From above, authorities pinpointed a possible location for Cavalcante, about a quarter-mile away, and tactical teams began to converge on that position, west of Route 100 and north of Prizer Road.

Later Wednesday morning, that’s exactly where Border Patrol agents released a canine to subdue Cavalcante, and where tactical personnel took him in.

“Because I opened the door without turning the alarm off,” said the homeowner. “That's what pulled everybody into the area.”

Even with a manhunt of this scale, which included thermal imaging technology, drones, helicopters, dogs, hundreds of personnel from U.S. Border Patrol, the FBI, the U.S. Marshals Service, ATF, the Pennsylvania State Police, the Chester County District Attorney’s Office, and municipal partners in Chester, Montgomery, Delaware and Bucks counties — and the recorded voice of Cavalcante’s mother — sometimes it just takes one lucky break to push law enforcement over the finish line.

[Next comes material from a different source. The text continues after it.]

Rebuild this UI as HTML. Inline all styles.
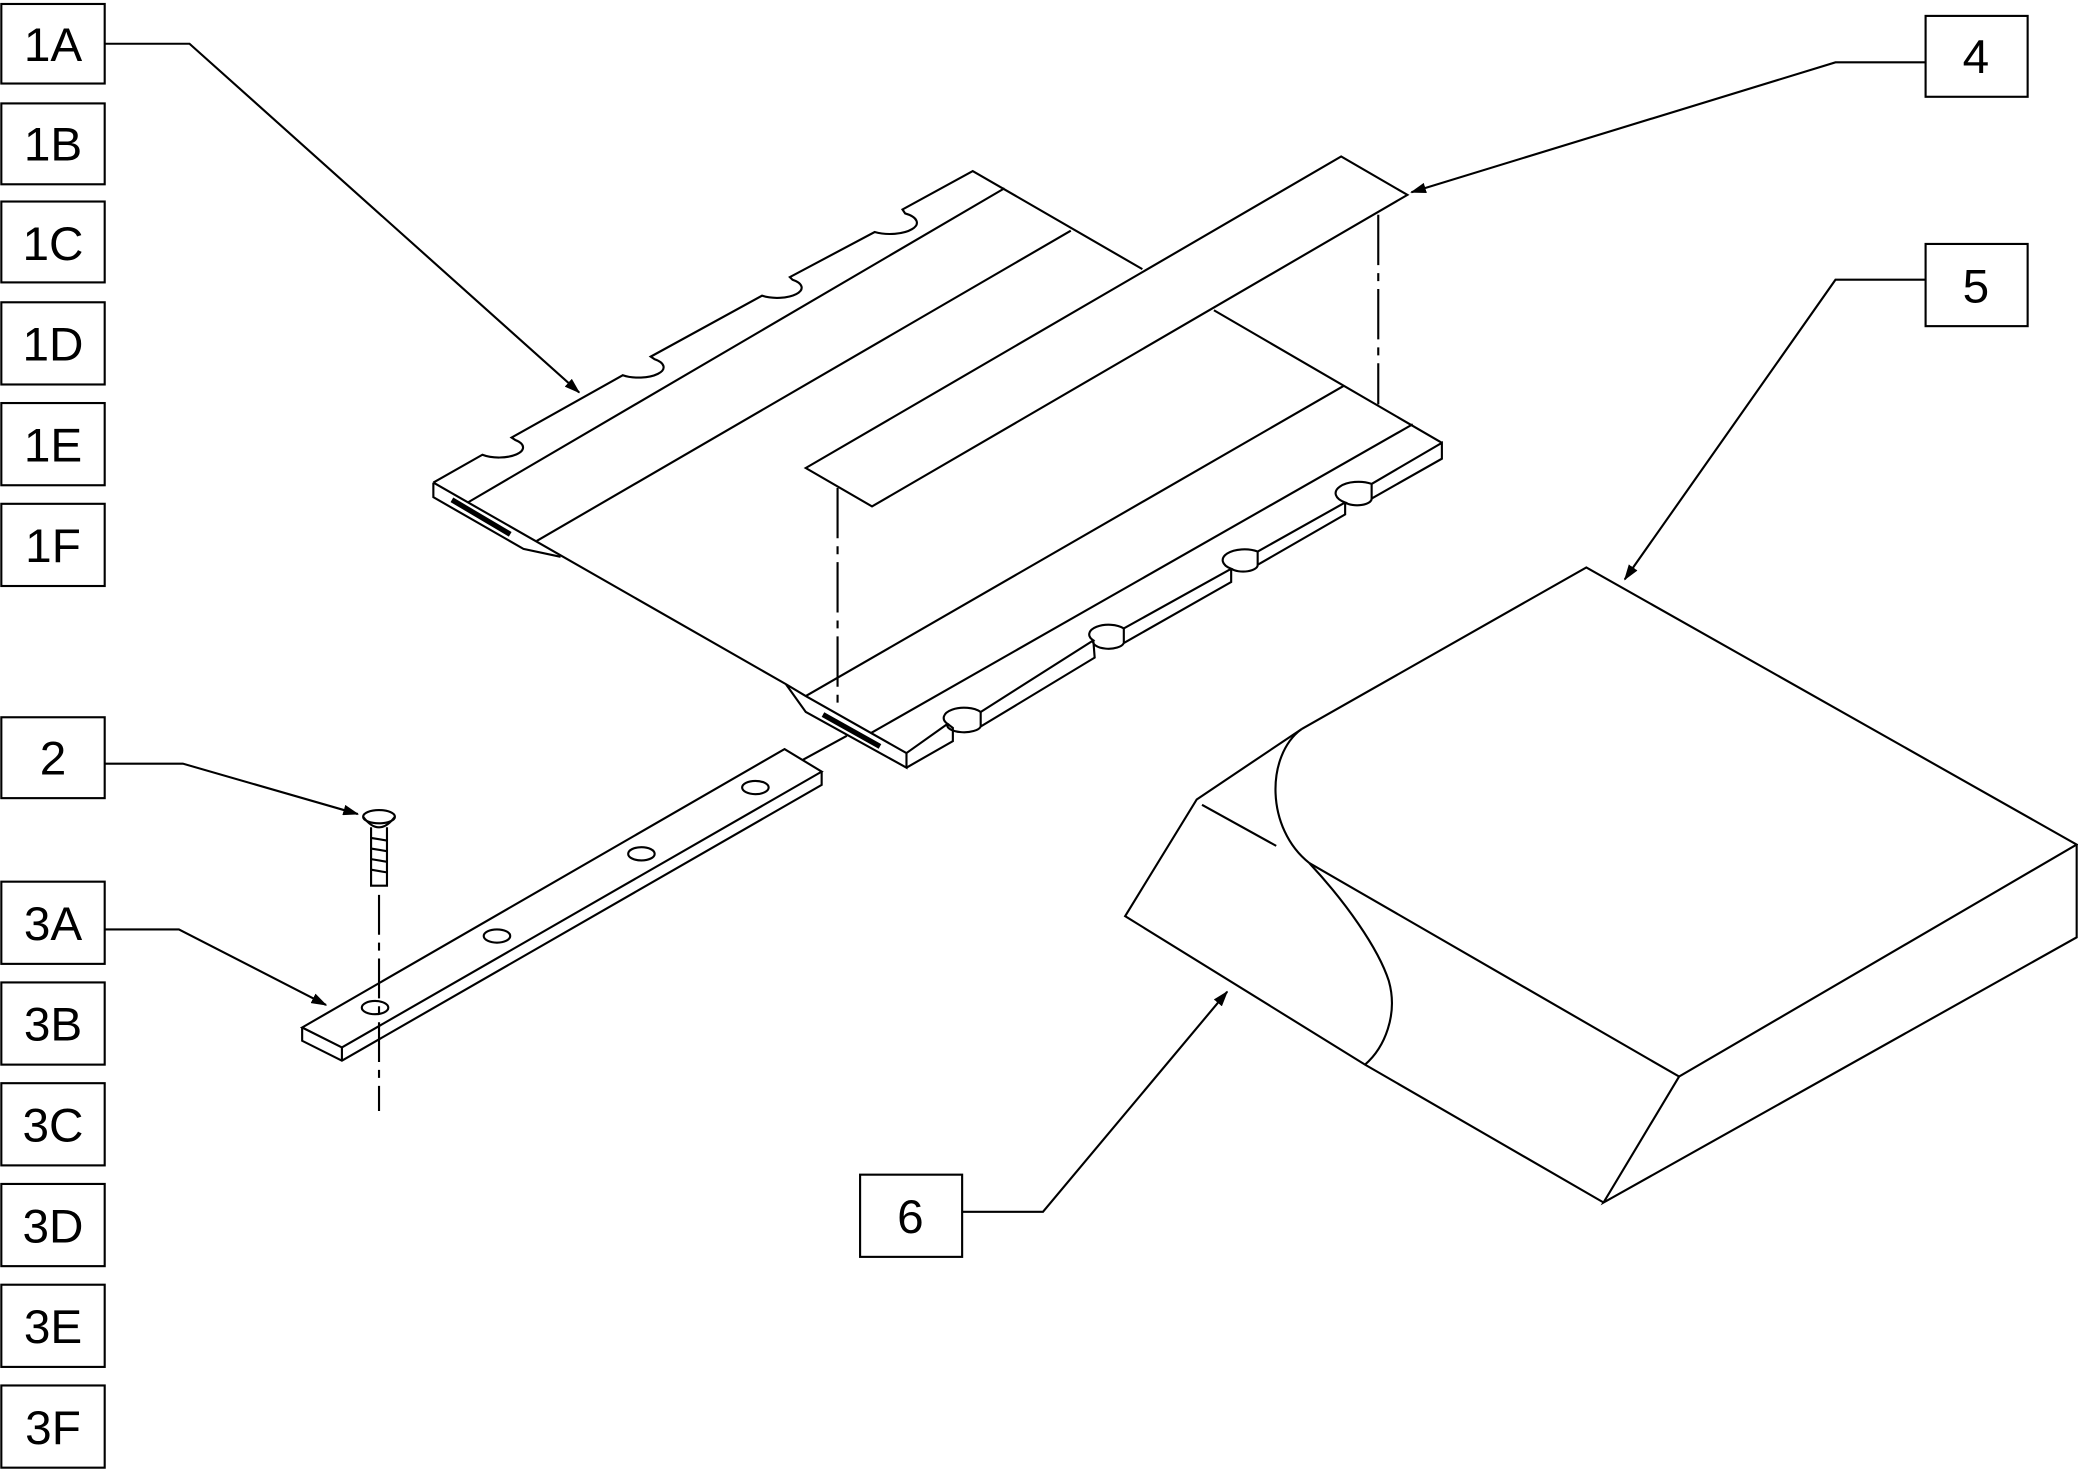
<!DOCTYPE html>
<html><head><meta charset="utf-8"><style>
html,body{margin:0;padding:0;background:#fff;}
svg{display:block;}
text{font-family:"Liberation Sans",sans-serif;font-size:36px;fill:#000;}
</style></head><body>
<svg width="2078" height="1469" viewBox="0 0 1568 1108" preserveAspectRatio="none" xmlns="http://www.w3.org/2000/svg">
<defs><marker id="a" markerWidth="12" markerHeight="8" refX="11" refY="4" orient="auto" markerUnits="userSpaceOnUse"><path d="M0,0 L12,4 L0,8z" fill="#000"/></marker></defs>
<g fill="none" stroke="#000" stroke-width="1.6">
<!-- label boxes -->
<rect x="1" y="3" width="78" height="60"/><rect x="1" y="78" width="78" height="61"/><rect x="1" y="152" width="78" height="61"/>
<rect x="1" y="228" width="78" height="62"/><rect x="1" y="304" width="78" height="62"/><rect x="1" y="380" width="78" height="62"/>
<rect x="1" y="541" width="78" height="61"/>
<rect x="1" y="665" width="78" height="62"/><rect x="1" y="741" width="78" height="62"/><rect x="1" y="817" width="78" height="62"/>
<rect x="1" y="893" width="78" height="62"/><rect x="1" y="969" width="78" height="62"/><rect x="1" y="1045" width="78" height="62"/>
<rect x="1453" y="12" width="77" height="61"/><rect x="1453" y="184" width="77" height="62"/><rect x="649" y="886" width="77" height="62"/>
<!-- leaders -->
<polyline points="79,33 143,33 437,296" marker-end="url(#a)"/>
<polyline points="1453,47 1385,47 1065,145" marker-end="url(#a)"/>
<polyline points="1453,211 1385,211 1226,437" marker-end="url(#a)"/>
<polyline points="726,914 787,914 926,748" marker-end="url(#a)"/>
<polyline points="79,576 138,576 270,614" marker-end="url(#a)"/>
<polyline points="79,701 135,701 246,758" marker-end="url(#a)"/>
<!-- plate 1 back-left edge -->
<path d="M327,364 L364,343 A12,5 0 0 0 389,332 L386,330 L470,283 A12,5 0 0 0 494,271 L491,269 L575,223 A12,5 0 0 0 598,211 L596,209 L660,175 A12,5 0 0 0 683,161 L681,158 L734,129 L862,203"/>
<path d="M916,234 L1088,334"/>
<!-- left front -->
<path d="M327,364 L327,375 L395,414 L423,420"/>
<path d="M327,364 L593,516 L608,525 L684,568 L684,579 L608,537 L593,516"/>
<!-- right front edge with notches -->
<path d="M684,568 L715,546 A12,6 0 0 1 740,537 L825,483 A12,6 0 0 1 848,474 L929,429 A12,6 0 0 1 949,416 L1015,379 A12,6 0 0 1 1035,365 L1088,334 L1088,346 L1035,376 L1035,365"/>
<path d="M1015,379 A11,5 0 0 0 1035,376 M1015,379 L1015,388 L949,426 L949,416 M929,429 A11,5 0 0 0 949,426 M929,429 L929,439 L848,485 L848,474 M825,483 A11,5 0 0 0 848,485 M825,483 L826,496 L740,548 L740,537 M715,546 A12,5 0 0 0 740,548 M715,546 L719,549 L719,559 L684,579"/>
<!-- grooves -->
<line x1="353" y1="379" x2="758" y2="142"/>
<line x1="405" y1="408" x2="808" y2="174"/>
<line x1="608" y1="525" x2="1014" y2="291"/>
<line x1="657" y1="553" x2="1066" y2="320"/>
<line x1="341" y1="377" x2="385" y2="403" stroke-width="4"/>
<line x1="621" y1="539" x2="664" y2="563" stroke-width="4"/>
<!-- strip 4 -->
<path d="M608,353 L1012,118 L1062,147 L658,382 Z" fill="#fff"/>
<line x1="632" y1="368" x2="632" y2="530" stroke-dasharray="38,6,6,6"/>
<line x1="1040" y1="162" x2="1040" y2="305" stroke-dasharray="38,6,6,6"/>
<!-- bar 3 -->
<path d="M228,775 L592,565 L620,582 L258,790 Z"/>
<path d="M228,775 L228,785 L258,800 L620,592 L620,582 M258,790 L258,800"/>
<line x1="606" y1="573" x2="639" y2="555"/>
<ellipse cx="283" cy="760" rx="10" ry="5"/><ellipse cx="375" cy="706" rx="10" ry="5"/>
<ellipse cx="484" cy="644" rx="10" ry="5"/><ellipse cx="570" cy="594" rx="10" ry="5"/>
<!-- screw -->
<ellipse cx="286" cy="616" rx="12" ry="5"/>
<path d="M274,616 Q286,632 298,616"/>
<path d="M280,624 L280,668 L292,668 L292,624"/>
<path d="M280,632 L292,634 M280,640 L292,642 M280,648 L292,650 M280,656 L292,658"/>
<line x1="286" y1="675" x2="286" y2="838" stroke-dasharray="30,6,6,6"/>
<!-- cushion -->
<path d="M982,550 L1197,428 L1567,637 L1267,812 L988,651"/>
<path d="M982,550 C955,570 955,625 988,651"/>
<path d="M1567,637 L1567,707 L1210,907 L1267,812"/>
<path d="M1210,907 L1030,803 L849,691 L903,603 L982,550"/>
<line x1="907" y1="607" x2="963" y2="638"/>
<path d="M988,651 C1015,680 1040,715 1048,740 C1055,765 1045,790 1030,803"/>
</g>
<g text-anchor="middle">
<text x="40" y="46">1A</text><text x="40" y="121">1B</text><text x="40" y="196">1C</text>
<text x="40" y="272">1D</text><text x="40" y="348">1E</text><text x="40" y="424">1F</text>
<text x="40" y="584">2</text>
<text x="40" y="709">3A</text><text x="40" y="785">3B</text><text x="40" y="861">3C</text>
<text x="40" y="937">3D</text><text x="40" y="1013">3E</text><text x="40" y="1089">3F</text>
<text x="1491" y="55">4</text><text x="1491" y="228">5</text><text x="687" y="930">6</text>
</g>
</svg>
</body></html>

Asked if he gets a reward for that kind of tip, the homeowner said: “No, no. I'm good. I’m glad everybody's safe and all the agencies are safe.”

And now, two weeks after a convicted murderer escaped from Chester County Prison, he is back in police custody.

Correction: A previous version of this article misspelled Cavalcante's first name based on errors in official law enforcement and court documents.